You get a table of friends together at a participating pub and push the limits of your combined general-knowledge powers. It is highly addictive and you get to choose your own team name. We’re known as the Dead Parrot Society.
I tell you this because I noticed something dangerous during the popular-music quiz section last week. As a fan of rock music, I was of little use to my teammates, so I did some people watching.
I was alarmed at the number of obviously inebriated people who stumbled through the doors and into their cars. This behaviour was fairly shocking to me, but what really got to me was how commonplace and familiar this practice has become.
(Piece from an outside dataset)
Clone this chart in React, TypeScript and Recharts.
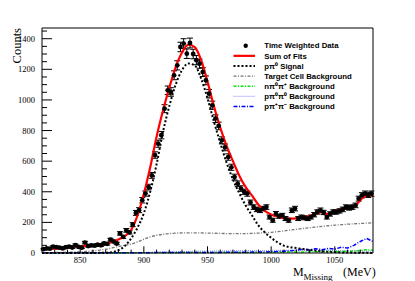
import React from 'react';
import { ComposedChart, Scatter, Line, XAxis, YAxis, ErrorBar } from 'recharts';

// ---------- data ----------
const massBins = [
  821.25, 823.75, 826.25, 828.75, 831.25, 833.75, 836.25, 838.75,
  841.25, 843.75, 846.25, 848.75, 851.25, 853.75, 856.25, 858.75,
  861.25, 863.75, 866.25, 868.75, 871.25, 873.75, 876.25, 878.75,
  881.25, 883.75, 886.25, 888.75, 891.25, 893.75, 896.25, 898.75,
  901.25, 903.75, 906.25, 908.75, 911.25, 913.75, 916.25, 918.75,
  921.25, 923.75, 926.25, 928.75, 931.25, 933.75, 936.25, 938.75,
  941.25, 943.75, 946.25, 948.75, 951.25, 953.75, 956.25, 958.75,
  961.25, 963.75, 966.25, 968.75, 971.25, 973.75, 976.25, 978.75,
  981.25, 983.75, 986.25, 988.75, 991.25, 993.75, 996.25, 998.75,
  1001.25, 1003.75, 1006.25, 1008.75, 1011.25, 1013.75, 1016.25, 1018.75,
  1021.25, 1023.75, 1026.25, 1028.75, 1031.25, 1033.75, 1036.25, 1038.75,
  1041.25, 1043.75, 1046.25, 1048.75, 1051.25, 1053.75, 1056.25, 1058.75,
  1061.25, 1063.75, 1066.25, 1068.75, 1071.25, 1073.75, 1076.25, 1078.75,
];

const counts = [
  25, 30, 28, 42, 38, 35, 30, 38,
  42, 36, 52, 40, 35, 68, 45, 50,
  48, 55, 50, 62, 60, 87, 75, 62,
  128, 105, 148, 135, 185, 262, 280, 345,
  388, 431, 507, 640, 714, 770, 943, 1063,
  1052, 1161, 1226, 1346, 1368, 1302, 1372, 1300,
  1260, 1237, 1182, 1128, 1041, 965, 878, 830,
  736, 690, 627, 560, 496, 453, 421, 400,
  388, 330, 300, 285, 279, 290, 300, 235,
  214, 257, 240, 246, 225, 214, 279, 290,
  225, 235, 230, 225, 235, 250, 268, 279,
  265, 235, 255, 268, 268, 275, 285, 300,
  295, 300, 311, 355, 377, 388, 380, 388,
];

const errors = [
  5, 5, 5, 6, 6, 6, 5, 6,
  6, 6, 7, 6, 6, 8, 6, 7,
  7, 7, 7, 8, 8, 9, 8, 8,
  11, 10, 12, 11, 13, 16, 16, 18,
  17, 18, 19, 21, 23, 24, 26, 28,
  28, 29, 30, 31, 32, 31, 32, 31,
  30, 30, 29, 29, 28, 27, 25, 25,
  23, 22, 21, 20, 19, 18, 18, 17,
  17, 16, 15, 15, 15, 15, 15, 13,
  13, 14, 13, 13, 13, 13, 15, 15,
  13, 13, 13, 13, 13, 14, 14, 15,
  14, 13, 14, 14, 14, 14, 15, 15,
  15, 15, 15, 16, 17, 17, 17, 17,
];

const curveMass = [
  820, 825, 830, 835, 840, 845, 850, 855, 860, 865,
  870, 875, 880, 885, 890, 895, 900, 905, 910, 915,
  920, 925, 930, 935, 940, 945, 950, 955, 960, 965,
  970, 975, 980, 985, 990, 995, 1000, 1005, 1010, 1015,
  1020, 1025, 1030, 1035, 1040, 1045, 1050, 1055, 1060, 1065,
  1070, 1075, 1080,
];

const sumOfFits = [
  22, 25, 28, 31, 35, 39, 43, 47, 51, 55,
  60, 72, 88, 110, 150, 245, 385, 560, 760, 930,
  1080, 1215, 1310, 1362, 1345, 1260, 1120, 960, 820, 700,
  600, 505, 430, 375, 315, 275, 252, 238, 228, 224,
  226, 230, 242, 255, 268, 252, 272, 285, 295, 300,
  345, 377, 377,
];

const signal = [
  0, 0, 0, 0, 0, 0, 0, 0, 0, 1,
  2, 5, 18, 45, 95, 165, 260, 400, 580, 790,
  960, 1100, 1195, 1238, 1225, 1140, 1010, 860, 720, 590,
  480, 390, 310, 245, 180, 135, 100, 70, 48, 38,
  32, 26, 20, 15, 11, 8, 6, 4, 3, 2,
  1, 1, 0,
];

const targetCell = [
  2, 2, 3, 4, 5, 6, 8, 10, 14, 19,
  25, 33, 42, 50, 58, 72, 90, 105, 115, 122,
  127, 130, 131, 132, 132, 131, 130, 129, 128, 127,
  126, 126, 127, 128, 130, 132, 135, 139, 144, 150,
  155, 160, 165, 170, 174, 178, 182, 185, 188, 191,
  193, 195, 197,
];

const npi0pip = [
  1, 1, 1, 1, 1, 1, 1, 1, 1, 1,
  1, 1, 1, 1, 1, 1, 2, 2, 2, 2,
  2, 2, 3, 3, 3, 3, 3, 3, 3, 3,
  3, 3, 3, 4, 4, 4, 5, 5, 6, 6,
  7, 7, 8, 8, 9, 10, 8, 12, 10, 14,
  16, 22, 18,
];

const ppi0pi0 = [
  1, 1, 1, 1, 1, 1, 1, 1, 1, 1,
  1, 1, 2, 2, 2, 3, 3, 4, 5, 6,
  7, 8, 9, 10, 11, 12, 12, 13, 14, 14,
  15, 15, 15, 16, 16, 16, 16, 17, 17, 17,
  17, 18, 18, 18, 17, 17, 16, 16, 15, 15,
  14, 13, 12,
];

const ppippim = [
  2, 2, 2, 2, 2, 2, 2, 2, 2, 2,
  2, 2, 2, 2, 2, 2, 2, 2, 3, 3,
  3, 3, 3, 3, 3, 4, 4, 4, 4, 5,
  5, 5, 5, 6, 6, 7, 8, 10, 12, 15,
  18, 25, 20, 28, 22, 30, 25, 38, 32, 50,
  75, 95, 75,
];

const xTicks = [830, 840, 850, 860, 870, 880, 890, 900, 910, 920, 930, 940, 950, 960, 970, 980, 990, 1000, 1010, 1020, 1030, 1040, 1050, 1060, 1070];
const xMajor = [850, 900, 950, 1000, 1050];
const yTicks = [0, 50, 100, 150, 200, 250, 300, 350, 400, 450, 500, 550, 600, 650, 700, 750, 800, 850, 900, 950, 1000, 1050, 1100, 1150, 1200, 1250, 1300, 1350, 1400, 1450];
const yMajor = [0, 200, 400, 600, 800, 1000, 1200, 1400];

const legendLabels = [
  'Time Weighted Data',
  'Sum of Fits',
  'pπ⁰ Signal',
  'Target Cell Background',
  'nπ⁰π⁺ Background',
  'pπ⁰π⁰ Background',
  'pπ⁺π⁻ Background',
];

// ---------- tables ----------
const pointsTable = massBins.map((m, i) => ({ m, count: counts[i], err: errors[i] }));
const curve = (vals: number[]) => curveMass.map((m, i) => ({ m, v: vals[i] }));

const SERIF = '"Liberation Serif", "Times New Roman", serif';
const SANS = '"Liberation Sans", Arial, sans-serif';

const XTick = (props: any) => {
  const { x, y, payload } = props;
  const major = xMajor.includes(payload.value);
  return (
    <g>
      <line x1={x} x2={x} y1={y} y2={y - (major ? 6.7 : 3.4)} stroke="#000" strokeWidth={1} />
      {major && (
        <text x={x} y={y + 9.5} textAnchor="middle" fontSize={8.5} fontFamily={SERIF} fill="#000">
          {payload.value}
        </text>
      )}
    </g>
  );
};

const YTick = (props: any) => {
  const { x, y, payload } = props;
  const major = yMajor.includes(payload.value);
  return (
    <g>
      {payload.value !== 0 && (
        <line x1={x} x2={x + (major ? 10 : 5)} y1={y} y2={y} stroke="#000" strokeWidth={1} />
      )}
      {major && (
        <text x={x - 7} y={y + 3} textAnchor="end" fontSize={8.5} fontFamily={SERIF} fill="#000">
          {payload.value}
        </text>
      )}
    </g>
  );
};

const DataDot = (props: any) => <circle cx={props.cx} cy={props.cy} r={2.4} fill="#000" />;

const legendStyles = [
  { kind: 'dot' },
  { stroke: '#ff0000', dash: undefined, width: 2.2 },
  { stroke: '#000000', dash: '2 2', width: 2 },
  { stroke: '#777777', dash: '3 1.5 1 1.5', width: 1.3 },
  { stroke: '#00ee00', dash: '3 1.5 1 1.5', width: 1.5 },
  { stroke: '#9a9aff', dash: '1 1', width: 1.3 },
  { stroke: '#0000ff', dash: '4 1.5 1 1.5', width: 1.5 },
];

export default function App() {
  return (
    <div style={{ position: 'absolute', left: 0, top: 0, width: 415, height: 281, background: '#fff' }}>
      <ComposedChart width={415} height={281} margin={{ top: 27, right: 41, bottom: 8, left: 2 }}>
        <XAxis
          dataKey="m"
          type="number"
          domain={[820, 1080]}
          ticks={xTicks}
          interval={0}
          tick={<XTick />}
          tickLine={false}
          tickSize={0}
          tickMargin={0}
          height={20}
          axisLine={{ stroke: '#000', strokeWidth: 1 }}
        />
        <XAxis
          xAxisId="top"
          orientation="top"
          type="number"
          domain={[820, 1080]}
          tick={false}
          tickLine={false}
          height={1}
          axisLine={{ stroke: '#000', strokeWidth: 1 }}
        />
        <YAxis
          type="number"
          domain={[0, 1470]}
          ticks={yTicks}
          interval={0}
          tick={<YTick />}
          tickLine={false}
          tickSize={0}
          tickMargin={0}
          width={40}
          axisLine={{ stroke: '#000', strokeWidth: 1 }}
        />
        <YAxis
          yAxisId="right"
          orientation="right"
          type="number"
          domain={[0, 1470]}
          tick={false}
          tickLine={false}
          width={1}
          axisLine={{ stroke: '#000', strokeWidth: 1 }}
        />
        <Scatter data={pointsTable} dataKey="count" shape={<DataDot />} fill="#000" isAnimationActive={false}>
          <ErrorBar dataKey="err" direction="y" width={3} stroke="#000" strokeWidth={1} isAnimationActive={false} />
        </Scatter>
        <Line data={curve(ppi0pi0)} dataKey="v" type="monotone" stroke="#9a9aff" strokeWidth={1.3} strokeDasharray="1 1" dot={false} activeDot={false} isAnimationActive={false} />
        <Line data={curve(npi0pip)} dataKey="v" type="linear" stroke="#00ee00" strokeWidth={1.5} strokeDasharray="3 1.5 1 1.5" dot={false} activeDot={false} isAnimationActive={false} />
        <Line data={curve(ppippim)} dataKey="v" type="linear" stroke="#0000ff" strokeWidth={1.5} strokeDasharray="4 1.5 1 1.5" dot={false} activeDot={false} isAnimationActive={false} />
        <Line data={curve(targetCell)} dataKey="v" type="monotone" stroke="#777777" strokeWidth={1.3} strokeDasharray="3 1.5 1 1.5" dot={false} activeDot={false} isAnimationActive={false} />
        <Line data={curve(signal)} dataKey="v" type="monotone" stroke="#000000" strokeWidth={2} strokeDasharray="2 2" dot={false} activeDot={false} isAnimationActive={false} />
        <Line data={curve(sumOfFits)} dataKey="v" type="monotone" stroke="#ff0000" strokeWidth={2.2} dot={false} activeDot={false} isAnimationActive={false} />
      </ComposedChart>
      <svg width={415} height={281} style={{ position: 'absolute', left: 0, top: 0, pointerEvents: 'none' }}>
        <text
          transform="translate(20.5,28) rotate(-90)"
          textAnchor="end"
          fontSize={12.5}
          fontFamily={SERIF}
          fill="#000"
        >
          Counts
        </text>
        <text y={276} fontFamily={SERIF} fill="#000">
          <tspan x={293} fontSize={12}>M</tspan>
          <tspan x={303.5} y={280} fontSize={9}>Missing</tspan>
          <tspan x={343} y={276} fontSize={12}>(MeV)</tspan>
        </text>
        {legendLabels.map((label, i) => {
          const cy = 45.7 + i * 10.15;
          const st: any = legendStyles[i];
          return (
            <g key={label}>
              {st.kind === 'dot' ? (
                <circle cx={245.7} cy={cy} r={2.2} fill="#000" />
              ) : (
                <line x1={233.5} x2={255} y1={cy} y2={cy} stroke={st.stroke} strokeWidth={st.width} strokeDasharray={st.dash} />
              )}
              <text x={264.3} y={cy + 2.7} fontSize={7.8} fontWeight="bold" fontFamily={SANS} fill="#000">
                {label}
              </text>
            </g>
          );
        })}
      </svg>
    </div>
  );
}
I think I know the reason why: it’s easier to drive under the influence than it is to go through the hassle of paying someone to drive you.
There’s also no real reason not to drive drunk. It’s not like anything will happen to you. If you happen to be pulled over by an honest policeman, you’re likely to get a hefty fine or your licence might be suspended. But since we tend not to respect the traffic laws in South Africa, the guilty party might pay the fine and then proceed to drive without a licence.
A person might even strike it lucky and get pulled over by a corrupt officer. In this (likely) scenario, the drunk driver merely hands over some lunch money and continues their journey home.
The third reason why I suspect people do it, is ego. I’m sure there are many people out there who claim they drive better under the influence because they concentrate harder.
So what’s to be done? Obviously what’s being done now isn’t working. This brought my attention to the highly controversial proposed ban on alcohol advertising, which will also spell the end for sponsorship of sports teams.
I initially thought it was a marvellous idea: no more stupid whiskey ads while I wait for the movie to start in the cinema.
That’s not really what the government has in mind though. With this bill, it hopes to eradicate alcohol abuse and a number of issues related to alcohol use. It’s important to note the difference between the two, as they’re nowhere near the same thing. A guy who uses his kids’ school fees to feed his drinking habit and a guy just relaxing after a hard day at work are definitely not the same thing.
One of the issues - and the biggest by far in my mind - is drunk driving. Will the ban on advertising solve this problem?
I’d like to think it will, but in my opinion, it won’t. Banning alcohol advertising won’t make people forget that booze exists. They just won’t be aware that there’s a new flavour of their favourite drink or a new beer claiming to be the real taste of Africa. Alcohol exists and there’s nothing anyone can do to keep people from drinking it.
Fighting the booze itself isn’t going to work. What really needs attention is the public’s attitude towards alcohol and what you can and can’t do when you’ve used it. Instead of forcing the liquor companies to stop advertising, why not force them to advertise the dangers of their product. Actually, many of them already do that, so are they even the guilty party here? I’m not so sure.
For an answer, I turned to a man whose opinion on road-safety matters I respect more than any other! Rob Handfield-Jones, road-safety expert and managing director of driving.co.za
In his opinion, the ban on alcohol advertising will have an effect. He asks a very pertinent question: if advertising doesn’t sell alcohol, why would liquor companies advertise it? According to him, alcohol causes at least equivalent levels of harm to cigarette smoking and we banned cigarette advertising more than a decade ago, so an alcohol - advertising ban is the next logical step.
“Another counter-argument to an advertising ban is that liquor companies say ‘Enjoy responsibly’ in their adverts and it is not their fault if people don’t take their advice. The statistics prove that most road users are not capable of exercising that responsibility, so we should probably stop encouraging them to do something we know they won’t do. Alcohol is an intoxicant and in large enough doses it is a fatal poison.
Even a single drink increases road-accident risk. The allure of sophisticated alcohol advertising heightens the chances of people taking the drink that kills them,” he says.
It’s a very good argument from his side that certainly did its part in convincing me that this ban is a good idea after all.
We’ll have to wait and see how it plays out, but for now I’d like to ask your comments on the subject. As always, send your comments, thoughts or criticisms to firstname.lastname@example.org
In closing, I’d like to share Mr Handfield- Jones’ closing comments in our correspondence. I think it’s something, whichever side of this argument you support, that everyone can agree on.
“I have no problem with alcohol per se and I enjoy drinking it. But I won’t drink even a single drink if I have to drive and if that means having to drink water or cool drink at social functions, I see it as an investment in society, not a sacrifice. I don’t want to have to live with the knowledge that I wiped out a family because I was under the influence.”